When that same society is content to send its youth halfway around the world to die in a jungle for a seemingly ambiguous cause, rebellion is something of an inevitability. For the first time in modern history, America’s youth were willing to fight back against the authority of the morally corrupt state, pushing back not just against the war in Vietnam but also the continued racist discrimination of American society. Inevitably, then, the American mainstream – who were quite happy with their warmongering government – viewed the emergence of the hippie with nothing short of pale-faced fear. 

Admittedly, the media of the time were quite adept at presenting hippies as being a danger to society, particularly in the wake of the Chicago riots of 1968, during which the police had ruthlessly beaten hundreds of peaceful protesters outside the Democratic National Convention. Even before that fateful convention, though, the towns and cities of the United States weren’t overly receptive to the growing numbers of hippies infiltrating their youth, particularly in the case of San Francisco.

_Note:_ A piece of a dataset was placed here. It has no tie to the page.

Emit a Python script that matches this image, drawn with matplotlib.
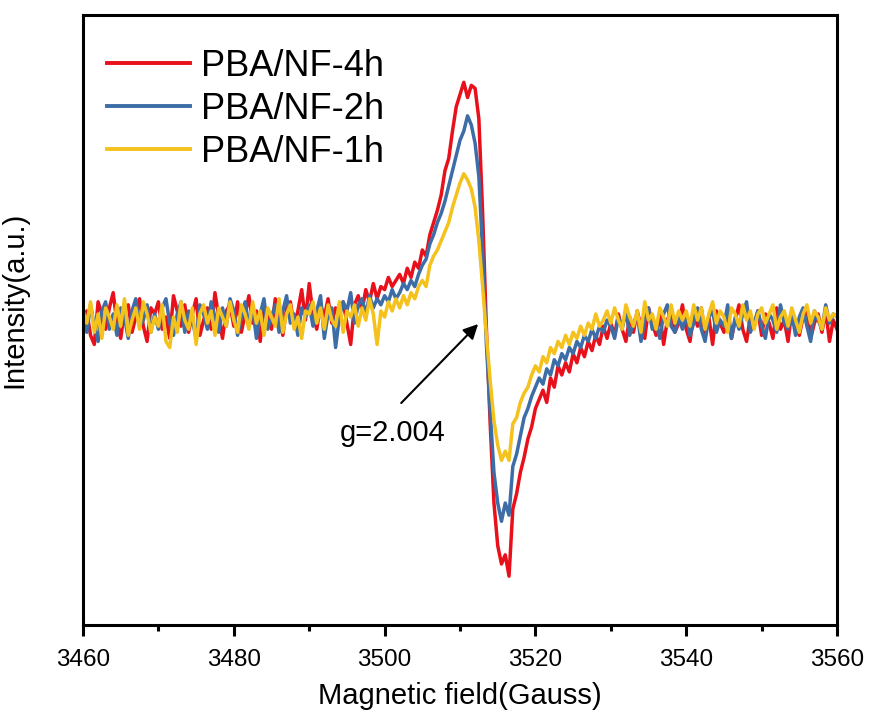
import matplotlib

matplotlib.use("Agg")
import matplotlib.pyplot as plt
import numpy as np

# field sweep: 3460-3560 G in 0.5 G steps
FIELD_START, FIELD_STEP, N_PTS = 3460.0, 0.5, 201

# intensities, in hundredths of an arbitrary unit
RED_4H = [
    -2, 3, -5, -8, 6, 2, -3, 4, 9, -1, -6, 3, 5, -4, 1, 7, -2, -7, 4, 2,          # 3460
    6, -3, 1, -6, 8, 3, -2, 5, -4, 2, 7, -5, 0, 4, -3, 9, 1, -6, 3, 5,            # 3470
    -2, 6, -4, 2, 8, -1, 3, -7, 5, 1, -3, 7, 2, -5, 4, 6, -2, 3, 10, 0,           # 3480
    12, 2, -3, 5, 1, 7, -1, 4, 2, 6, -1, -8, 5, 8, 3, 10, 6, 12, 7, 11,           # 3490
    10, 14, 11, 13, 15, 12, 17, 14, 19, 17, 23, 21, 28, 32, 36, 41, 49, 53, 62, 70,  # 3500
    74, 78, 73, 77, 76, 66, 35, -3, -34, -60, -74, -80, -77, -84, -62, -57, -50, -45, -39, -35,  # 3510
    -29, -26, -23, -27, -19, -22, -15, -18, -14, -17, -11, -14, -9, -12, -7, -10, -5, -8, -2, -6,  # 3520
    -1, -5, 2, -3, -7, 1, -4, 3, -2, -6, 4, -1, -5, 2, -8, 0, 3, -4, -1, 5,       # 3530
    -3, -7, 2, -2, 4, -5, 1, -8, 3, -1, -4, 2, -6, 0, 5, -3, -7, 1, -2, 3,        # 3540
    -5, 2, -1, -6, 4, -3, 0, -7, 3, -2, -5, 1, 4, -6, -1, 2, -4, 3, -7, 0,        # 3550
    -3,
]
BLUE_2H = [
    1, -4, 5, -2, -7, 3, 6, -3, 2, -5, 4, 1, -6, 3, 7, -2, 0, 5, -4, 2,
    -3, 4, 7, -1, -5, 2, 6, -4, 3, 0, -6, 5, 2, -3, 6, 1, -4, 4, -2, 7,
    3, -5, 1, 6, -2, 4, -6, 2, 7, -3, 1, 5, -4, 3, 8, -1, 2, -5, 4, 1,
    5, -2, 3, 8, -6, 2, 4, -9, 1, 6, 3, 9, -1, 5, 7, 2, 8, 4, 7, 5,
    8, 6, 10, 7, 9, 12, 10, 13, 11, 15, 18, 20, 25, 28, 32, 35, 39, 44, 49, 54,
    59, 62, 67, 64, 58, 47, 22, -8, -30, -50, -60, -66, -60, -64, -48, -44, -38, -32, -29, -25,
    -22, -19, -21, -16, -18, -13, -15, -11, -13, -9, -11, -7, -9, -5, -7, -3, -6, -2, -4, 0,
    -2, -6, 1, -3, 3, -5, -1, 2, -7, 0, 4, -3, -1, -6, 2, 5, -2, -4, 1, -3,
    2, -5, -1, 4, -3, -7, 1, 3, -4, 0, -2, 5, -6, 1, -3, 2, 6, -4, -1, 3,
    -2, -6, 2, 0, -4, 5, -1, -3, 2, -5, 1, 4, -2, -7, 3, 0, -3, 5, -1, 2,
    1,
]
YELLOW_1H = [
    3, -1, 6, -4, 2, -6, 4, 1, -3, 5, -2, 7, -5, 0, 4, -3, 6, 2, -4, 1,
    -2, 5, -7, -9, 1, -4, 6, 0, -3, 4, -8, 2, 5, -1, 3, -5, 4, 1, -2, 6,
    0, -4, 5, 2, -3, 6, -1, 3, -5, 4, 1, -2, 7, -4, 2, 5, -3, 1, -6, 3,
    2, 6, -1, 4, -3, 5, 0, -2, 6, -4, 3, 1, 5, -2, 4, 0, 7, 2, -8, 3,
    1, 6, 3, 7, 4, 8, 5, 9, 7, 11, 13, 11, 18, 21, 23, 26, 29, 32, 37, 41,
    45, 48, 46, 43, 37, 26, 11, -5, -20, -33, -41, -46, -43, -46, -34, -32, -27, -24, -22, -18,
    -15, -17, -12, -14, -9, -11, -7, -9, -5, -8, -4, -6, -2, -5, -1, -3, 2, -2, 0, 3,
    -1, 4, 0, -3, 5, 1, -2, 3, -4, 6, 0, 2, -3, 4, 1, -2, 5, -1, 3, 0,
    3, -2, 5, 0, 4, -3, 2, 6, -1, 3, 1, -4, 4, 2, -2, 5, 0, 3, -3, 2,
    4, -1, 2, 5, -3, 1, 3, -2, 4, 0, -4, 2, 5, -1, 3, 1, -3, 4, 0, 2,
    1,
]
SERIES = [("PBA/NF-4h", RED_4H, "#e8101a"),
          ("PBA/NF-2h", BLUE_2H, "#3d6da6"),
          ("PBA/NF-1h", YELLOW_1H, "#f5c11c")]

G_LABEL = "g=2.004"
G_TIP = (3512.4, -0.013)
G_TAIL = (3502.2, -0.272)
G_TEXT = (3501.1, -0.37)

plt.rcParams.update({
    "font.family": ["Liberation Sans", "DejaVu Sans"],
    "axes.linewidth": 2.2,
})

field = FIELD_START + FIELD_STEP * np.arange(N_PTS)

fig = plt.figure(figsize=(8.71, 7.25), dpi=100)
ax = fig.add_axes([0.0953, 0.138, 0.8657, 0.841])

for label, vals, color in SERIES:
    ax.plot(field, np.asarray(vals) / 100.0, color=color, lw=2.5, label=label)

ax.set_xlim(3460, 3560)
ax.set_ylim(-1.0, 1.0)
ax.set_xticks(np.arange(3460, 3561, 20))
ax.set_xticks(np.arange(3470, 3560, 20), minor=True)
ax.set_yticks([])
ax.tick_params(axis="x", which="major", direction="out", length=8, width=2.2,
               labelsize=17.5, pad=9)
ax.tick_params(axis="x", which="minor", direction="out", length=4, width=2.2)

ax.set_xlabel("Magnetic field(Gauss)", fontsize=21, labelpad=8)
ax.set_ylabel("Intensity(a.u.)", fontsize=21)
ax.yaxis.set_label_coords(-0.073, 0.533)

ax.annotate("", xy=G_TIP, xytext=G_TAIL,
            arrowprops=dict(arrowstyle="-|>", color="black", lw=1.5,
                            mutation_scale=22, shrinkA=0, shrinkB=0))
ax.text(*G_TEXT, G_LABEL, fontsize=21, ha="center", va="center")

leg = ax.legend(loc="upper left", bbox_to_anchor=(0.032, 0.945), frameon=False,
                fontsize=26, handlelength=2.3, handletextpad=0.3,
                labelspacing=0.22, borderpad=0, borderaxespad=0)
for h in leg.get_lines():
    h.set_linewidth(2.8)

fig.savefig("out.png", dpi=100)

If any one city encapsulated the spirit, sound, and defiance of the counterculture age, it was San Francisco, what with its LSD-fueled psychedelic scene of Jefferson Airplane, Big Brother, and the Grateful Dead. Back in 1967, its hippie stronghold reputation was forever cemented when the city played host to the Monterey Pop Festival – the arguably defining event of the hippie era. However, the ordinary people living in Monterey didn’t quite see the revolutionary potential of the festival.

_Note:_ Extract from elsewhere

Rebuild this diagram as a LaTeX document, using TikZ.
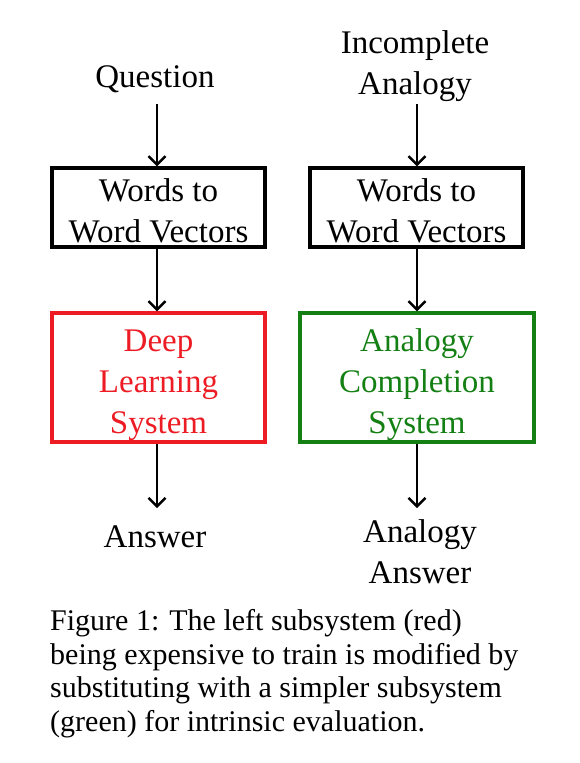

“The town of Monterey, 26,000 people, were absolutely terrified by this rush of youth coming across the country,” once recalled John Phillips, of The Mama’s and The Papa’s fame. So, in an effort to quell those worries, Phillips wrote a lush, peace-soaked anthem to reflect the peace and love manifesto of the hippie generation, entitled ‘San Francisco (Be Sure To Wear Flowers In Your Hair)’.

“It was the beginning of the flower power movement and all that kind of thing,” the songwriter reflected, adding: “I fell asleep in the studio and Scott [McKenzie] recorded it.”

With that landmark recording, McKenzie broke into the top five of the US singles charts, cementing the cultural command of the hippie movement and also helping to alter the public perception of hippies themselves. 

All of a sudden, hippies weren’t riot-hungry communists looking to dismantle the fabric of American society, and were instead peace-loving young people trying to make their futures a brighter place. While the flower power anthem’s downplaying of the political aims of hippiedom did something of a disservice to its vital anti-war activism, and it is not clear whether it did actually ease the minds of Monterey’s residents, it did at least give an enduring anthem to the hippie movement.